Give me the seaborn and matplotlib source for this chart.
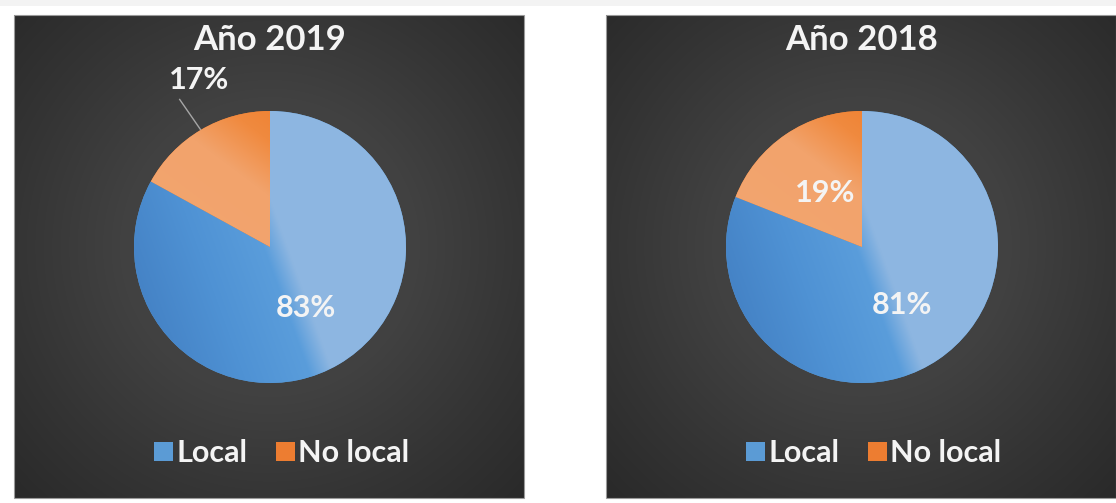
import numpy as np
import matplotlib
matplotlib.use("Agg")
import matplotlib.pyplot as plt
from matplotlib.patches import Patch, Rectangle
from matplotlib.colors import to_rgb
import seaborn as sns

# ---- data ----
years = ["Año 2019", "Año 2018"]
categories = ["Local", "No local"]
local_pct = [83, 81]
no_local_pct = [17, 19]
small_label_outside = [True, False]

sns.set_theme(style="white")
plt.rcParams["font.family"] = ["Lato", "DejaVu Sans"]

W, H = 1116, 503
fig = plt.figure(figsize=(W / 100, H / 100), dpi=100)
fig.patch.set_facecolor("white")
fig.patches.append(Rectangle((0, 1 - 6 / H), 1, 6 / H, transform=fig.transFigure,
                             facecolor="#f3f3f3", edgecolor="none", zorder=0))

palette = sns.color_palette(["#5B9BD5", "#ED7D31"])
TXT = "#f4f4f4"


def interp_stops(s, stops):
    xs = [p for p, _ in stops]
    cols = np.array([to_rgb(c) for _, c in stops])
    return np.stack([np.interp(s, xs, cols[:, k]) for k in range(3)], axis=-1)


PW, PH = 510, 483
panel_left = [14, 606]
cx, cy, R = 256, 251, 136

blue_stops = [(-1.0, "#4583C6"), (-0.5, "#4F92D4"), (-0.04, "#5A9DDB"),
              (0.12, "#8DB6E1"), (1.0, "#8EB7E2")]
orange_stops = [(-1.0, "#F3A772"), (0.3, "#F2A36C"), (0.62, "#F08A3F"), (1.0, "#EF7D2B")]
grad_dirs = [(0.94, 0.34), (0.6, 0.8)]
grad_stops = [blue_stops, orange_stops]

bg_stops = [(0, "#474747"), (150, "#414141"), (260, "#343434"), (380, "#272727")]

for i, year in enumerate(years):
    ax = fig.add_axes([panel_left[i] / W, (H - 498) / H, PW / W, PH / H])
    # radial background
    yy, xx = np.mgrid[0:PH, 0:PW] + 0.5
    d = np.hypot(xx - cx, yy - cy)
    ax.imshow(interp_stops(d, bg_stops), extent=(0, PW, 0, PH), origin="lower",
              zorder=0, interpolation="bilinear")

    values = [local_pct[i], no_local_pct[i]]
    wedges, _ = ax.pie(values, colors=palette, startangle=90, counterclock=False,
                       center=(cx, cy), radius=R, frame=True,
                       wedgeprops=dict(linewidth=0, zorder=1))

    n = 400
    gy, gx = np.mgrid[0:n, 0:n]
    ux = (gx + 0.5) / n * 2 - 1
    uy = (gy + 0.5) / n * 2 - 1
    for w, (nx, ny), stops in zip(wedges, grad_dirs, grad_stops):
        s = ux * nx + uy * ny
        im = ax.imshow(interp_stops(s, stops), extent=(cx - R, cx + R, cy - R, cy + R),
                       origin="lower", zorder=2, interpolation="bilinear")
        im.set_clip_path(w)

    # percentage labels
    for j, w in enumerate(wedges):
        mid = np.deg2rad((w.theta1 + w.theta2) / 2)
        txt = f"{values[j]}%"
        if j == 1 and small_label_outside[i]:
            ex, ey = cx + R * np.cos(mid), cy + R * np.sin(mid)
            ax.plot([ex, cx - 0.667 * R], [ey, cy + 1.089 * R], color="#a6a6a6",
                    lw=1.0, zorder=3, solid_capstyle="butt")
            ax.text(cx - 0.52 * R, cy + 1.23 * R, txt, ha="center", va="center",
                    color=TXT, fontsize=22, fontweight="bold", zorder=4)
        else:
            dist = 0.52 if j == 0 else 0.48
            ax.text(cx + dist * R * np.cos(mid), cy + dist * R * np.sin(mid), txt,
                    ha="center", va="center", color=TXT, fontsize=22,
                    fontweight="bold", zorder=4)

    ax.text(256, 458, year, ha="center", va="center", color=TXT, fontsize=25,
            fontweight="bold", zorder=4)

    handles = [Patch(facecolor=palette[0], edgecolor="none"),
               Patch(facecolor=palette[1], edgecolor="none")]
    ax.legend(handles, categories, loc="center", bbox_to_anchor=(268 / PW, 45 / PH),
              ncol=2, frameon=False, handlelength=0.6, handleheight=0.6,
              handletextpad=0.12, columnspacing=0.95, labelcolor=TXT,
              prop=dict(weight="bold", size=22))

    ax.add_patch(Rectangle((0, 0), 1, 1, transform=ax.transAxes, facecolor="none",
                           edgecolor="#9a9a9a", lw=0.8, zorder=5, clip_on=False))
    ax.set_xlim(0, PW)
    ax.set_ylim(0, PH)
    ax.set_aspect("equal", adjustable="box")
    ax.set_axis_off()

fig.savefig("out.png", dpi=100, facecolor="white")
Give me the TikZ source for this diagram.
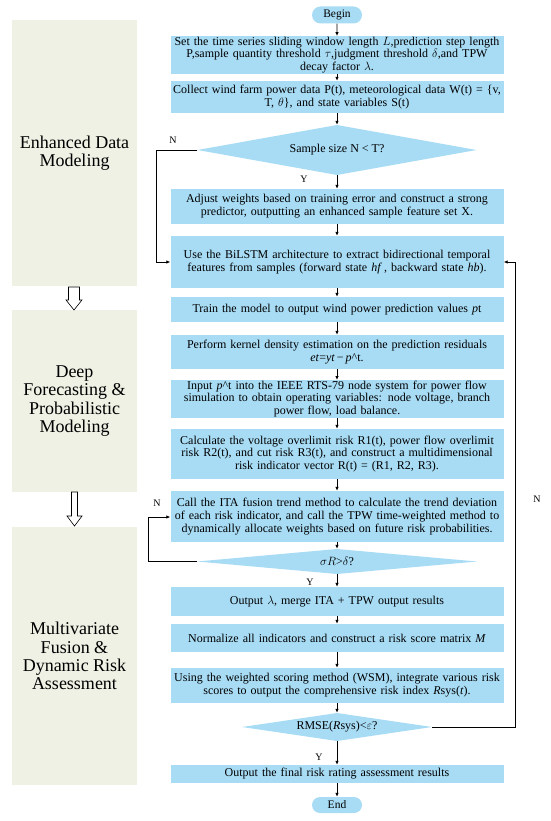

§

WHAT YOU HAVE TO DO: From the first line above down to the line with "cx, cy, R = 256, 251, 136", reproduce every line and no others, omitting pictures.

RESPONSE:
Give me the seaborn and matplotlib source for this chart.
import numpy as np
import matplotlib
matplotlib.use("Agg")
import matplotlib.pyplot as plt
from matplotlib.patches import Patch, Rectangle
from matplotlib.colors import to_rgb
import seaborn as sns

# ---- data ----
years = ["Año 2019", "Año 2018"]
categories = ["Local", "No local"]
local_pct = [83, 81]
no_local_pct = [17, 19]
small_label_outside = [True, False]

sns.set_theme(style="white")
plt.rcParams["font.family"] = ["Lato", "DejaVu Sans"]

W, H = 1116, 503
fig = plt.figure(figsize=(W / 100, H / 100), dpi=100)
fig.patch.set_facecolor("white")
fig.patches.append(Rectangle((0, 1 - 6 / H), 1, 6 / H, transform=fig.transFigure,
                             facecolor="#f3f3f3", edgecolor="none", zorder=0))

palette = sns.color_palette(["#5B9BD5", "#ED7D31"])
TXT = "#f4f4f4"


def interp_stops(s, stops):
    xs = [p for p, _ in stops]
    cols = np.array([to_rgb(c) for _, c in stops])
    return np.stack([np.interp(s, xs, cols[:, k]) for k in range(3)], axis=-1)


PW, PH = 510, 483
panel_left = [14, 606]
cx, cy, R = 256, 251, 136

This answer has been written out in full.